Amid this social upheaval, five candidates made consequential bids for the White House. The Democrats included Senator Eugene McCarthy, the first to enter the race and challenge his party's incumbent president; Senator Robert F. Kennedy, whose brief and compelling campaign ended with his assassination; and Hubert H. Humphrey, the vice president who had to break free from President Johnson's confining shadow. The Republican nominee was former Vice President Richard Nixon, who had lost to JFK in 1960. Finally, there was former Alabama Governor George Wallace, a notorious segregationist who ran a surprisingly strong campaign as a third-party candidate.
In early 1968, the Democratic Party, led by incumbent President Lyndon Johnson, was already in shambles. Johnson had been reelected in 1964 vowing to carry forward the progressive agenda of slain President John F. Kennedy. LBJ won by a landslide. Four years later, when the final votes were tallied in the 1968 contest, the Democratic Party had lost 12 million members. Tired of civil strife, urban violence and the financial burdens of progressive politics, white voters turned against liberalism en masse.
For many Americans, Vietnam was the central issue. Lyndon Johnson's authority was deeply damaged by a war most Americans called a mistake. But voters also blamed Johnson for their worries about the nation's economy. Middle-class living standards were losing ground to inflation - good times seemed to be ending. Finally, race relations were deeply strained. Blacks protested for greater political and economic power; resentful whites thought Johnson's administration had done more than enough for blacks already.
Vietnam: At the beginning of 1968, nearly 500,000 American servicemen were deployed in Vietnam. With massive bombing campaigns and a steady build-up of troops, President Lyndon Johnson had greatly expanded U.S. involvement in the war. Most people expected Johnson to run for reelection, leaving anti-war Democrats without a candidate to represent their concerns. So they searched for a candidate who would challenge their party's president. First, Senator Eugene McCarthy and then Senator Robert F. Kennedy entered the nomination race.
Events in Vietnam underlined the case against Johnson's war policy.

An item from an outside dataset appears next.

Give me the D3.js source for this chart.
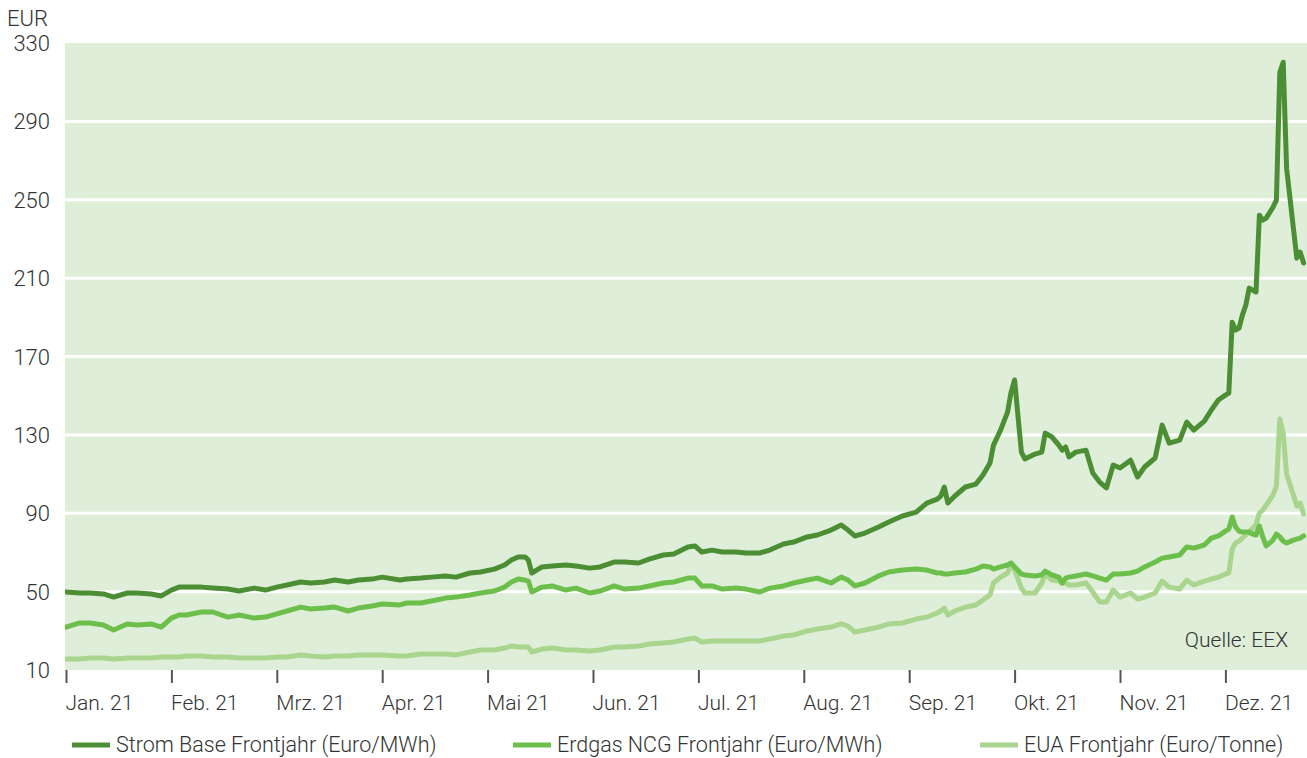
<!DOCTYPE html>
<html><head><meta charset="utf-8">
<script src="https://cdn.jsdelivr.net/npm/d3@7"></script>
<style>
body{margin:0;background:#fff}
svg text{font-family:Roboto,"Open Sans",sans-serif;font-weight:300;fill:#333}
</style></head>
<body><svg id="c" width="1307" height="758"></svg>
<script>
const months = ["Jan. 21","Feb. 21","Mrz. 21","Apr. 21","Mai 21","Jun. 21","Jul. 21","Aug. 21","Sep. 21","Okt. 21","Nov. 21","Dez. 21"];
const yTicks = [10,50,90,130,170,210,250,290,330];
const seriesNames = ["Strom Base Frontjahr (Euro/MWh)","Erdgas NCG Frontjahr (Euro/MWh)","EUA Frontjahr (Euro/Tonne)"];
const dates = [
"01-01","01-05","01-08","01-12","01-15","01-19","01-22","01-26","01-29",
"02-01","02-03","02-05","02-09","02-12","02-16","02-19","02-23","02-26",
"03-01","03-04","03-08","03-11","03-15","03-18","03-22","03-25","03-29",
"04-01","04-06","04-08","04-12","04-15","04-19","04-22","04-26","04-29",
"05-03","05-06","05-08","05-10","05-12","05-13","05-14","05-17","05-20","05-24","05-27","05-31",
"06-03","06-07","06-10","06-14","06-17","06-21","06-24","06-28","06-30",
"07-02","07-05","07-08","07-12","07-15","07-19","07-22","07-26","07-29",
"08-02","08-05","08-09","08-12","08-14","08-16","08-19","08-23","08-26","08-30",
"09-03","09-06","09-09","09-10","09-11","09-12","09-14","09-17","09-20","09-22","09-24","09-25","09-27","09-29","09-30",
"10-01","10-03","10-04","10-07","10-09","10-10","10-12","10-14","10-15","10-16","10-17","10-19","10-22","10-24","10-26","10-28","10-30",
"11-01","11-04","11-06","11-08","11-11","11-13","11-15","11-18","11-20","11-22","11-25","11-27","11-29",
"12-01","12-02","12-03","12-04","12-05","12-06","12-07","12-08","12-09","12-10","12-11","12-12","12-13","12-15","12-16","12-17","12-18","12-19","12-21","12-22","12-23","12-24"];
const strom = [
49.8,49.3,49.3,48.8,47.2,49.3,49.3,48.8,47.8,
50.8,52.3,52.3,52.3,51.8,51.3,50.3,51.8,50.8,
52.3,53.4,54.9,54.4,54.9,55.9,54.9,55.9,56.4,
57.4,55.9,56.4,56.9,57.4,58.0,57.4,59.5,60.0,
61.5,63.6,66.1,67.7,67.7,66.1,59.5,62.6,63.1,63.6,63.1,62.0,
62.6,65.1,65.1,64.6,66.6,68.7,69.2,72.8,73.3,
70.2,71.2,70.2,70.2,69.7,69.7,71.2,74.3,75.3,
77.9,78.9,81.4,84.0,81.4,78.4,79.9,83.0,85.5,88.6,
90.6,95.2,97.2,98.8,103.4,95.2,98.8,103.4,104.9,109.5,115.6,124.8,132.4,141.6,151.8,
158.0,121.2,117.7,120.2,121.2,130.9,128.9,124.8,122.2,123.8,118.7,121.2,122.2,110.5,105.9,102.9,114.6,
113.1,117.1,108.5,113.6,118.2,135.0,125.8,127.3,136.5,132.4,137.0,142.7,147.8,
150.3,151.3,187.5,183.5,184.5,191.1,196.2,204.9,203.9,202.9,242.1,239.6,240.6,246.2,249.8,315.1,320.2,266.1,235.5,220.2,223.3,217.7];
const erdgas = [
31.9,34.0,34.0,33.0,30.4,33.5,33.0,33.5,31.9,
36.5,38.1,38.1,39.6,39.6,37.0,38.1,36.5,37.0,
38.6,40.1,42.1,41.1,41.6,42.1,40.1,41.6,42.7,
43.7,43.2,44.2,44.2,45.2,46.7,47.2,48.3,49.3,
50.3,52.3,54.9,56.4,55.9,55.4,49.8,52.3,52.9,50.8,51.8,49.3,
50.3,52.9,51.3,51.8,52.9,54.4,54.9,56.9,56.9,
52.9,52.9,51.3,51.8,51.3,49.8,51.8,52.9,54.4,
55.9,56.9,54.4,57.4,55.9,52.9,54.4,58.0,60.0,61.0,
61.5,61.0,59.5,59.5,59.0,59.0,59.5,60.0,61.5,63.1,62.6,61.5,62.6,63.6,64.6,
62.6,59.0,58.5,58.0,58.5,60.5,58.5,57.4,54.4,56.9,57.4,58.0,59.0,58.0,56.9,55.9,59.0,
59.0,59.5,60.5,62.6,65.1,67.1,67.7,68.7,72.8,72.2,73.8,77.3,78.4,
80.9,81.9,88.1,83.0,80.9,80.4,80.4,80.4,79.4,78.9,83.5,77.9,73.3,76.3,79.4,77.9,75.8,74.8,76.3,76.8,77.3,78.4];
const eua = [
15.6,15.6,16.1,16.1,15.6,16.1,16.1,16.1,16.6,
16.6,16.6,17.1,17.1,16.6,16.6,16.1,16.1,16.1,
16.6,16.6,17.7,17.1,16.6,17.1,17.1,17.7,17.7,
17.7,17.1,17.1,18.2,18.2,18.2,17.7,19.2,20.2,
20.2,21.2,22.2,21.7,21.7,21.7,19.2,20.7,21.2,20.2,20.2,19.7,
20.2,21.7,21.7,22.2,23.3,23.8,24.3,25.8,26.3,
24.3,24.8,24.8,24.8,24.8,24.8,25.8,27.3,27.9,
29.9,30.9,31.9,33.5,32.4,29.4,30.4,31.9,33.5,34.0,
36.0,37.0,39.1,40.1,41.6,38.1,40.1,42.1,43.2,45.7,48.3,54.4,57.4,59.5,63.6,
61.0,51.8,49.3,49.3,54.4,59.0,55.9,55.4,54.4,54.4,53.4,53.4,54.4,49.8,44.7,44.7,50.8,
47.2,49.3,46.2,47.2,49.3,55.4,52.3,51.3,55.9,53.4,55.4,56.4,57.4,
59.0,59.5,71.8,74.8,75.8,77.3,78.9,80.4,82.4,84.0,90.1,91.6,94.2,99.3,103.9,138.1,131.0,110.0,99.3,93.7,95.2,89.6];

const colors = ["#4b8e34","#6dbf4b","#a9d58f"];
const monthDays = [31,28,31,30,31,30,31,31,30,31,30,31];
function monthPos(s){const [m,d]=s.split("-").map(Number);return (m-1)+(d-1)/monthDays[m-1];}

const W=1307, plotL=65, plotT=43, plotB=670;
const svg=d3.select("#c");
const x=d3.scaleLinear().domain([0,12]).range([66,66+12*105.4]);
const y=d3.scaleLinear().domain([10,330]).range([plotB,plotT]);

svg.append("defs").append("clipPath").attr("id","clip").append("rect")
  .attr("x",plotL).attr("y",0).attr("width",W-plotL).attr("height",plotB+10);

svg.append("rect").attr("x",plotL).attr("y",plotT).attr("width",W-plotL).attr("height",plotB-plotT).attr("fill","#dfeed8");

svg.append("g").selectAll("line").data(yTicks.filter(v=>v>10&&v<330)).join("line")
  .attr("x1",plotL).attr("x2",W).attr("y1",d=>y(d)).attr("y2",d=>y(d))
  .attr("stroke","#fff").attr("stroke-width",3);

svg.append("g").selectAll("text").data(yTicks).join("text")
  .attr("x",50).attr("y",d=>y(d)+8).attr("text-anchor","end")
  .style("font-size","22px").text(d=>d);
svg.append("text").attr("x",7).attr("y",26).style("font-size","22px").text("EUR");

const xAxis=d3.axisBottom(x).tickValues(d3.range(12)).tickSize(13).tickFormat((d,i)=>months[i]);
const gx=svg.append("g").attr("transform",`translate(0,${plotB})`).call(xAxis);
gx.select(".domain").remove();
gx.selectAll(".tick line").attr("stroke","#555").attr("stroke-width",2);
gx.selectAll(".tick text").attr("text-anchor","start").attr("x",-1).attr("y",40).attr("dy",null)
  .style("font-size","21px").style("font-family",null).attr("fill",null);
gx.attr("font-family",null).attr("font-size",null);

const series=[strom,erdgas,eua];
const line=d3.line().x((d,i)=>x(monthPos(dates[i]))).y(d=>y(d));
const gl=svg.append("g").attr("clip-path","url(#clip)");
[2,1,0].forEach(k=>{
  gl.append("path").datum(series[k]).attr("d",line).attr("fill","none")
    .attr("stroke",colors[k]).attr("stroke-width",5).attr("stroke-linejoin","round").attr("stroke-linecap","round");
});

svg.append("text").attr("x",1288).attr("y",647).attr("text-anchor","end").style("font-size","21px").text("Quelle: EEX");

const legX=[72,513,980];
const lg=svg.append("g");
seriesNames.forEach((n,i)=>{
  lg.append("line").attr("x1",legX[i]).attr("x2",legX[i]+38).attr("y1",745).attr("y2",745)
    .attr("stroke",colors[i]).attr("stroke-width",5);
  lg.append("text").attr("x",legX[i]+44).attr("y",752).style("font-size","21.5px").text(n);
});
</script></body></html>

Americans were shocked by the ferocity of a North Vietnamese military strike in late January that came to be known as the Tet Offensive. Johnson had been promising that victory against the North Vietnamese was around the corner. For many voters, Tet showed just how dire the situation in Vietnam really was. Johnson's promises of triumph grew harder to believe.

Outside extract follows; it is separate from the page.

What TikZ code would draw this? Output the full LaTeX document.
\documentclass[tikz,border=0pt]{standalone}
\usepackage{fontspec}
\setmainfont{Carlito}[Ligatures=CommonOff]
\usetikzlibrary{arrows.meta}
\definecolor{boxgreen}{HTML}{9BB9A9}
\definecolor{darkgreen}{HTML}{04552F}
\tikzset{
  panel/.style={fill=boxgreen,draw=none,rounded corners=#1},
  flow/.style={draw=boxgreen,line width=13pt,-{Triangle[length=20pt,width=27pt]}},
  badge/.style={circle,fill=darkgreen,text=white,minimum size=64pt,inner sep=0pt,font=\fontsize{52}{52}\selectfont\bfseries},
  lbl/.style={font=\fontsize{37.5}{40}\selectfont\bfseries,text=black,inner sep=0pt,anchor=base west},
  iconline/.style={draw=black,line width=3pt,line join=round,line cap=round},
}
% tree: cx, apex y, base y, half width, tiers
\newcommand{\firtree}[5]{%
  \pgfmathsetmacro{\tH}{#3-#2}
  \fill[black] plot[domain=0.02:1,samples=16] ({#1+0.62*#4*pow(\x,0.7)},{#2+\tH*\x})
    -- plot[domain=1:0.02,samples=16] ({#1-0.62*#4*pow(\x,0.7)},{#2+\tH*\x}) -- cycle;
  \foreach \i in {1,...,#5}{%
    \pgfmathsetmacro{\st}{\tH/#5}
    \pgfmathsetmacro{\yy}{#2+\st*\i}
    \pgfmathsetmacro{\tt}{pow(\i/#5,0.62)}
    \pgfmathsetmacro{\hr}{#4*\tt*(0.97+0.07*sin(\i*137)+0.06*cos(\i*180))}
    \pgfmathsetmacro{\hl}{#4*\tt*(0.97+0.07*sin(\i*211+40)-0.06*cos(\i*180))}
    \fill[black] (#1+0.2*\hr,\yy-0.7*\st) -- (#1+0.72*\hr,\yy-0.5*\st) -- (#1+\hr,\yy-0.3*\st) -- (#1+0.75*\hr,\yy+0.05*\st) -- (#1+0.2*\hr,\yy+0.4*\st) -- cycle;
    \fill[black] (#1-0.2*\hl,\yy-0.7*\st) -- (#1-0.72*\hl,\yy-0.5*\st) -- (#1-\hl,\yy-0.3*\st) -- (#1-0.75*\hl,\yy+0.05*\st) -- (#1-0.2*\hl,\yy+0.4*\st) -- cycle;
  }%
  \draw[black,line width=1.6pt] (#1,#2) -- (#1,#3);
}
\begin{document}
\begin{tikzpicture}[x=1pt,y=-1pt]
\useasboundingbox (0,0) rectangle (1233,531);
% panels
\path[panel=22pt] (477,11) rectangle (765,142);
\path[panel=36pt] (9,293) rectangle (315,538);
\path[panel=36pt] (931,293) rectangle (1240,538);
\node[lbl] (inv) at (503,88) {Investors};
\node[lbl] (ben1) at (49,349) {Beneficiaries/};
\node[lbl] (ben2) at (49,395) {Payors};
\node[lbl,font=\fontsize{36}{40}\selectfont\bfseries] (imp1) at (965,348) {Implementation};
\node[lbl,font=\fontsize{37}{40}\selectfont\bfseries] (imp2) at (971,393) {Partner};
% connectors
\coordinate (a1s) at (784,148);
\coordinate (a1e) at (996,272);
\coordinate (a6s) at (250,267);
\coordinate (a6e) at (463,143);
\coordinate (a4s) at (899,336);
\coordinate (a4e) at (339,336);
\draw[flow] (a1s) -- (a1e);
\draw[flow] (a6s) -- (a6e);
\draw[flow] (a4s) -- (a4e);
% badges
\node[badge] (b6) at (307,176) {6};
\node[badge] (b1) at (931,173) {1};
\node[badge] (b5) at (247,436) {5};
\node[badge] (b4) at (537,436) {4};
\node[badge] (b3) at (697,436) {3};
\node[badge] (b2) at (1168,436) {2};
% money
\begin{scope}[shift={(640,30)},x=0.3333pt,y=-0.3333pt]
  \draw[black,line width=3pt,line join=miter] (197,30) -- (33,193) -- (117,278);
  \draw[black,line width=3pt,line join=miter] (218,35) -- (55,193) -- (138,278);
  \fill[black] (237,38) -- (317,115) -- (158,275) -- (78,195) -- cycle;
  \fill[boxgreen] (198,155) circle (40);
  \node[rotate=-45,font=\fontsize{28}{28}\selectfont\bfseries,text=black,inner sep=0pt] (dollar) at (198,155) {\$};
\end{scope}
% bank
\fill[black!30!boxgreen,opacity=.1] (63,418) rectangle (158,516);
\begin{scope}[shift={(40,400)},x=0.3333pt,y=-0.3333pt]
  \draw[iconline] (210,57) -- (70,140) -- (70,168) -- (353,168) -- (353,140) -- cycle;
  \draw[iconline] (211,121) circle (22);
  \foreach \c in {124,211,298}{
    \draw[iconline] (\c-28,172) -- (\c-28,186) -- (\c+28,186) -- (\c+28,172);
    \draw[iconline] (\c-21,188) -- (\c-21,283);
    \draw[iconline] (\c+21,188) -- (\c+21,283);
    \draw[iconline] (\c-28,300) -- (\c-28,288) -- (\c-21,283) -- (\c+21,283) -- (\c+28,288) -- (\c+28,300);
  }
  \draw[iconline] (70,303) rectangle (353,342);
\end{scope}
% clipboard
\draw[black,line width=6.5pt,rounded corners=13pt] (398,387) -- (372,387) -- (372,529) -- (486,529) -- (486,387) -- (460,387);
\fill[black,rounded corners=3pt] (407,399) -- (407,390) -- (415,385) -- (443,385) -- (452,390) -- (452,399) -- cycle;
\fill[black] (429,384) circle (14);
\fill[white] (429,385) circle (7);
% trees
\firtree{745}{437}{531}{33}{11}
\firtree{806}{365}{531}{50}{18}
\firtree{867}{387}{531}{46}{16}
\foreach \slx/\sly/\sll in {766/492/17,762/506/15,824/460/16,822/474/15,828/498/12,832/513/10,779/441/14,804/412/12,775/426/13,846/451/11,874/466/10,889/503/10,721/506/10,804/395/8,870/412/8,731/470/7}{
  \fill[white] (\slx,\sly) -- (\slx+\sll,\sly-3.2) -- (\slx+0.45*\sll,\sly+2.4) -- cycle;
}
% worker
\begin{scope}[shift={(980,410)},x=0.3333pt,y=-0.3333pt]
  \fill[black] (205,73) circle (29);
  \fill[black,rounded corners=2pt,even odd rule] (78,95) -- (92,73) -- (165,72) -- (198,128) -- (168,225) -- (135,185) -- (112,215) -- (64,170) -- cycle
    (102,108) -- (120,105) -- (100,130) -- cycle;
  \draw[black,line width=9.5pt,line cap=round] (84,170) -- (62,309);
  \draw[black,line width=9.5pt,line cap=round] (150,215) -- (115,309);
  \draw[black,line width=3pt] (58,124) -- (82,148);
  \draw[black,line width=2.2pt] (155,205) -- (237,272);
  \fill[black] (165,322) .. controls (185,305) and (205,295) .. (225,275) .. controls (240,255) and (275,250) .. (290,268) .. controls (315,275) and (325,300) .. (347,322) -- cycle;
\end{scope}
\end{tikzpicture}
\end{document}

Johnson saw that his presidency was in crisis. He stunned the nation on March 31 by announcing he would not run for reelection. Instead, he promised to cut back the bombing in Vietnam and devote his remaining months in office to seeking peace.
Race Relations: Summer had become a time of violence in America's inner cities since the Watts riot of 1965. Blacks were fed up with poverty and isolation, and some of them took their anger to the streets. In February 1968, a presidential commission on the racial unrest concluded that the U.S. was becoming "two societies, one black, one white - separate and unequal."

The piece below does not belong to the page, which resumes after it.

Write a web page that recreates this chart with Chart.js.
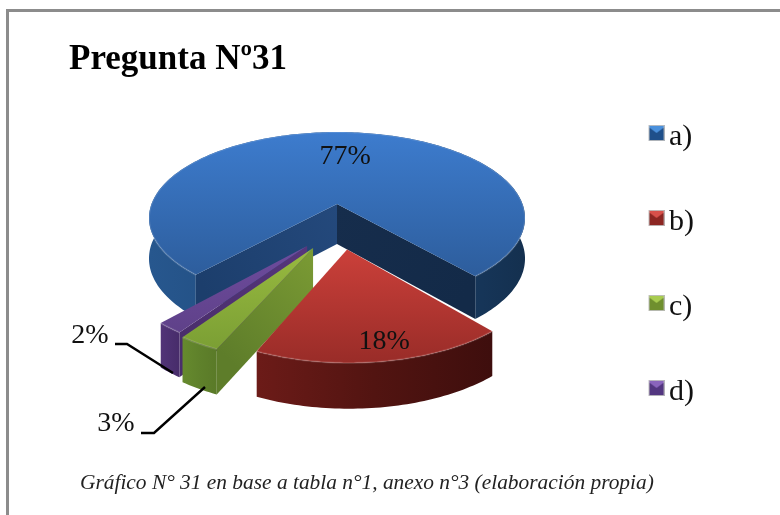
<!DOCTYPE html>
<html>
<head>
<meta charset="utf-8">
<script src="https://cdn.jsdelivr.net/npm/chart.js@4"></script>
<style>
html,body{margin:0;padding:0;background:#fff;overflow:hidden}
#wrap{width:780px;height:515px;position:relative}
canvas{display:block;filter:blur(0.5px)}
</style>
</head>
<body>
<div id="wrap"><canvas id="c" width="780" height="515"></canvas></div>
<script>
const categories = ['a)', 'b)', 'c)', 'd)'];
const values = [77, 18, 3, 2];
const titleText = 'Pregunta Nº31';
const captionText = 'Gráfico N° 31 en base a tabla n°1, anexo n°3 (elaboración propia)';

const topColors = [['#3d7cce', '#2d5d9c'], ['#cb403a', '#992c28'], ['#98ba40', '#7b9f34'], ['#6e4c9e', '#5f4189']];
const wallColors = [['#27578e', '#1d4676', '#14304f'], ['#6c1b18', '#521411', '#3e0e0d'], ['#668a2e', '#5f812b', '#5a7a28'], ['#523478', '#4c3071', '#472c6a']];
const cutColors = [['#1c3e6c', '#24497c'], ['#152c4a', '#172f4f'], ['#5e7d2a', '#7b9b34'], ['#4a2e6c', '#56367c']];

// 3D projection of the pie's unit disc on the page
const view = {cx: 337, cy: 204, A: 185.5, B: 83.7, k: 0.163, depth: 40};
const explode = [[0, 0], [0.05, 0.5], [-0.119, 0.484], [-0.149, 0.464]];
const radii = [1, 0.95, 0.95, 0.93];
const drawOrder = [0, 3, 2, 1];
const insideLabelRadius = [0.65, 0.8];
const insideLabelShift = [[7, 2], [8, 1]];
const outsideLabels = {
  2: {x: 116, y: 424, line: [[141, 433], [154, 433], [205, 387]]},
  3: {x: 90, y: 336, line: [[115, 344], [127, 344], [173, 373]]}
};

function project(u, v, down) {
  const w = 1 - view.k * v;
  const d = down ? view.depth * Math.pow(w, -0.5) : 0;
  return [view.cx + u * view.A / w, view.cy + v * view.B / w + d];
}
function pathOf(ctx, pts) {
  ctx.beginPath();
  pts.forEach((p, i) => i ? ctx.lineTo(p[0], p[1]) : ctx.moveTo(p[0], p[1]));
  ctx.closePath();
}
function linGrad(ctx, x0, y0, x1, y1, cols) {
  const g = ctx.createLinearGradient(x0, y0, x1, y1);
  cols.forEach((c, i) => g.addColorStop(cols.length > 1 ? i / (cols.length - 1) : 0, c));
  return g;
}
function icon(cols) {
  // transparent margins on the left and bottom nudge the swatch against its label
  const s = 16, cv = document.createElement('canvas');
  cv.width = s + 6; cv.height = s + 8;
  const c = cv.getContext('2d');
  c.translate(6, 0);
  c.fillStyle = cols[0]; c.fillRect(0, 0, s, s);
  c.fillStyle = cols[1];
  pathOf(c, [[0, s], [s, s], [s, 2], [s / 2, 8], [0, 2]]); c.fill();
  c.strokeStyle = 'rgba(190,190,190,.9)'; c.lineWidth = 1;
  c.strokeRect(0.5, 0.5, s - 1, s - 1);
  return cv;
}
const iconColors = [['#4a90dc', '#1f4f8a'], ['#d8504a', '#8c2622'], ['#a8cc50', '#6f8f2e'], ['#8a64bc', '#533680']];

const pie3d = {
  id: 'pie3d',
  beforeDraw(chart) {
    const ctx = chart.ctx;
    ctx.save();
    ctx.fillStyle = '#8c8c8c';
    ctx.fillRect(6, 9, 774, 3);
    ctx.fillRect(6, 9, 3, 506);
    ctx.restore();
  },
  afterLayout(chart) {
    const sub = chart.boxes.find(b => b.options && b.options.text === captionText);
    if (sub) { sub.left = 80; sub.right = 700; }
    chart.legend.top -= 8;
    chart.legend.bottom -= 8;
  },
  beforeDatasetsDraw(chart) {
    const ctx = chart.ctx;
    const arcs = chart.getDatasetMeta(0).data;
    ctx.save();
    drawOrder.forEach(i => {
      const a0 = arcs[i].startAngle, a1 = arcs[i].endAngle;
      const r = radii[i], e = explode[i];
      const n = Math.max(6, Math.ceil((a1 - a0) / 0.02));
      const rim = [], rimB = [];
      for (let s = 0; s <= n; s++) {
        const a = a0 + (a1 - a0) * s / n;
        const u = e[0] + r * Math.cos(a), v = e[1] + r * Math.sin(a);
        rim.push(project(u, v, false));
        rimB.push(project(u, v, true));
      }
      const apex = project(e[0], e[1], false), apexB = project(e[0], e[1], true);
      const xs = rim.map(p => p[0]), ys = rim.map(p => p[1]).concat(apex[1]);
      const minX = Math.min(...xs), maxX = Math.max(...xs), minY = Math.min(...ys), maxY = Math.max(...ys);
      // outer wall
      pathOf(ctx, rim.concat(rimB.slice().reverse()));
      ctx.fillStyle = linGrad(ctx, minX, 0, maxX, 0, wallColors[i]);
      ctx.fill();
      // cut faces that look towards the viewer
      if (-Math.cos(a0) > 0) {
        pathOf(ctx, [apex, rim[0], rimB[0], apexB]);
        ctx.fillStyle = linGrad(ctx, rim[0][0], rim[0][1], apex[0], apex[1], cutColors[i]);
        ctx.fill();
      }
      if (Math.cos(a1) > 0) {
        pathOf(ctx, [apex, rim[n], rimB[n], apexB]);
        ctx.fillStyle = linGrad(ctx, rim[n][0], rim[n][1], apex[0], apex[1], i === 0 ? ['#132a48', '#162d4c'] : cutColors[i]);
        ctx.fill();
      }
      // top face
      pathOf(ctx, [apex].concat(rim));
      ctx.fillStyle = linGrad(ctx, 0, minY, 0, maxY, topColors[i]);
      ctx.fill();
      ctx.beginPath();
      rim.forEach((p, k) => k ? ctx.lineTo(p[0], p[1]) : ctx.moveTo(p[0], p[1]));
      ctx.strokeStyle = 'rgba(255,255,255,.13)';
      ctx.lineWidth = 2;
      ctx.stroke();
    });
    // value labels
    ctx.font = '28px "Liberation Serif"';
    ctx.fillStyle = '#111';
    ctx.textAlign = 'center';
    ctx.textBaseline = 'middle';
    values.forEach((val, i) => {
      const txt = val + '%';
      if (outsideLabels[i]) {
        const o = outsideLabels[i];
        ctx.fillText(txt, o.x, o.y);
        ctx.beginPath();
        o.line.forEach((p, k) => k ? ctx.lineTo(p[0], p[1]) : ctx.moveTo(p[0], p[1]));
        ctx.strokeStyle = '#000';
        ctx.lineWidth = 2.4;
        ctx.stroke();
      } else {
        const mid = (arcs[i].startAngle + arcs[i].endAngle) / 2;
        const lr = insideLabelRadius[i];
        const p = project(explode[i][0] + lr * Math.cos(mid), explode[i][1] + lr * Math.sin(mid), false);
        ctx.fillText(txt, p[0] + insideLabelShift[i][0], p[1] + insideLabelShift[i][1]);
      }
    });
    ctx.restore();
    return false;
  }
};

new Chart(document.getElementById('c'), {
  type: 'pie',
  data: {
    labels: categories,
    datasets: [{data: values, backgroundColor: topColors.map(c => c[0]), borderWidth: 0}]
  },
  options: {
    responsive: false,
    animation: false,
    rotation: 222,
    layout: {padding: {left: 69, right: 76, top: 39, bottom: 9}},
    plugins: {
      tooltip: {enabled: false},
      title: {
        display: true, text: titleText, align: 'start', color: '#000',
        font: {family: '"Liberation Serif"', size: 35, weight: 'bold'},
        padding: {top: 0, bottom: 0}
      },
      subtitle: {
        display: true, text: captionText, position: 'bottom', align: 'start', color: '#222',
        font: {family: '"Liberation Serif"', size: 21.4, style: 'italic', weight: 'normal'},
        padding: {top: 33, bottom: 10}
      },
      legend: {
        display: true, position: 'right',
        labels: {
          usePointStyle: true, boxWidth: 1, padding: 55, color: '#111',
          font: {family: '"Liberation Serif"', size: 30},
          generateLabels(chart) {
            return categories.map((t, i) => ({
              text: t, pointStyle: icon(iconColors[i]), fontColor: '#111',
              fillStyle: topColors[i][0], strokeStyle: 'transparent', lineWidth: 0, index: i
            }));
          }
        }
      }
    }
  },
  plugins: [pie3d]
});
</script>
</body>
</html>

Some historians say that race was a more decisive factor in the outcome of the 1968 campaign than the Vietnam War. The assassination of Martin Luther King Jr. in April provoked rioting in more than 100 cities. Robert F. Kennedy's assassination soon after was viewed by many in the civil rights movement as a devastating blow to their fight for equality.
Meanwhile, George Wallace inflamed white resentment towards blacks. Wallace insisted that the backlash was against "big government." But his campaign focused white anger on those government programs and court decisions designed to end racial inequality.
TV Politics: Television had been part of presidential campaigning for more than a decade, but 1968 marked a rapid evolution in how candidates would use the new medium and adapt to its demands. Richard Nixon led the way.
Men from television and advertising dominated Nixon's presidential campaign staff. They laid out a media strategy that would influence every election to follow.
Where Hubert Humphrey careered through a day packed with rallies and speeches, Nixon kept his appearances limited, and timed them for maximum effect on the evening news. Where Humphrey made himself available to people and the press on a retail level - he raced from one rally to the next and talked to reporters on the way - Nixon was far less reachable. Nixon campaigned wholesale, attending fewer rallies and gearing them to television coverage in strategic media markets. And he stayed more aloof from journalists, minimizing the risk of unflattering moments and inconvenient questions.
After the election, journalist Joe McGinniss wrote a best-selling expose of Nixon's image machine called The Selling of the President. At the time, it was controversial to suggest that the president could be marketed to voters "like so much toothpaste or detergent." Today, the machinery of marketing is vastly more sophisticated and omnipresent - television is just one of many "platforms" a digital-age candidate must conquer.
The 1968 election reshaped American politics for the rest of the 20th century. The Democratic Party had dominated the nation's political landscape since the 1930s, when Franklin D. Roosevelt was president. Roosevelt's New Deal coalition - liberals, labor unions and African-Americans - came apart in 1968. Liberalism entered a long decline as conservative Republicans gained ascendency. And the characteristics now taken for granted in American presidential campaigns - polarizing wedge issues, the power of single-interest groups and high-gloss media campaigns - sank roots in 1968. They've grown deeper ever since.